Gruber: "Is the idea they're best off renting GPUs on the cloud..."
Joz: "We have our strengths, They have theirs. They're doing a good job. You know, great for them, but we have stuff no one has too."

Again out of context. Gruber made a fallacious statement of effectively "GPU == AI training processing". Really a rather shallow read on the topic which eventually gets outlined later by all the layers of AI going on in the Vision Pro.
So the "renting GPUs on the cloud" is really "renting GPUs on the cloud to do AI". Nvidia offers AI cloud compute. Apple doesn't. Apple didn't in the Intel era. Apple isn't in the M-series era. No deep mystery there unless drifing off into alternative universes.

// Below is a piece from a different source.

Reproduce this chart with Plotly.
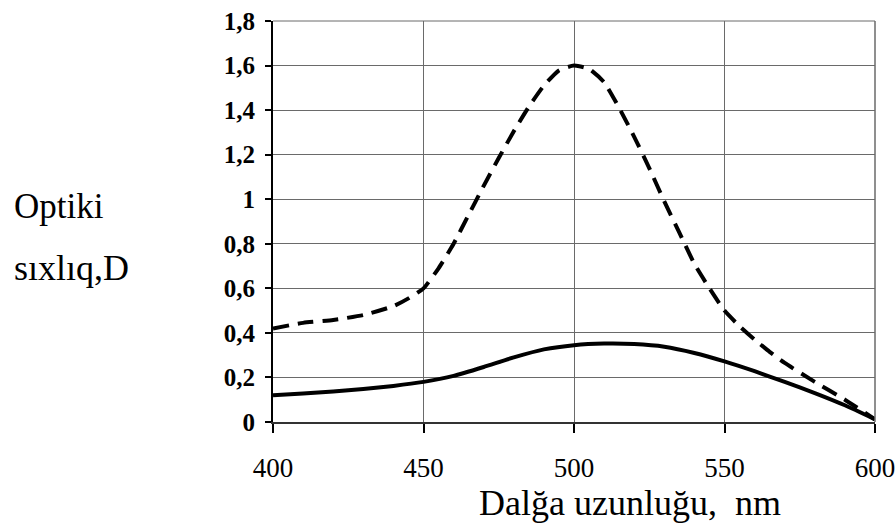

Apple isn't in the AWS/Azure/Google Cloud business at all. Apple has some modest iCloud services for your devices that largely do not involve 'heavy compute services". And they have XCode Cloud.... which is not particularly different from what folks like MacStadium/miniColoc/etc have offered for years. "Rent a mac at a remote location". ( XCode cloud has specifics built into XCode to make all that remote build/test/etc process easier/clearner. But really renting headless remote Macs. )


Folks are smoking a lot of strong something if think Apple is going to get into the business of renting out computer subcomponents on the Internet. it is really not what they do.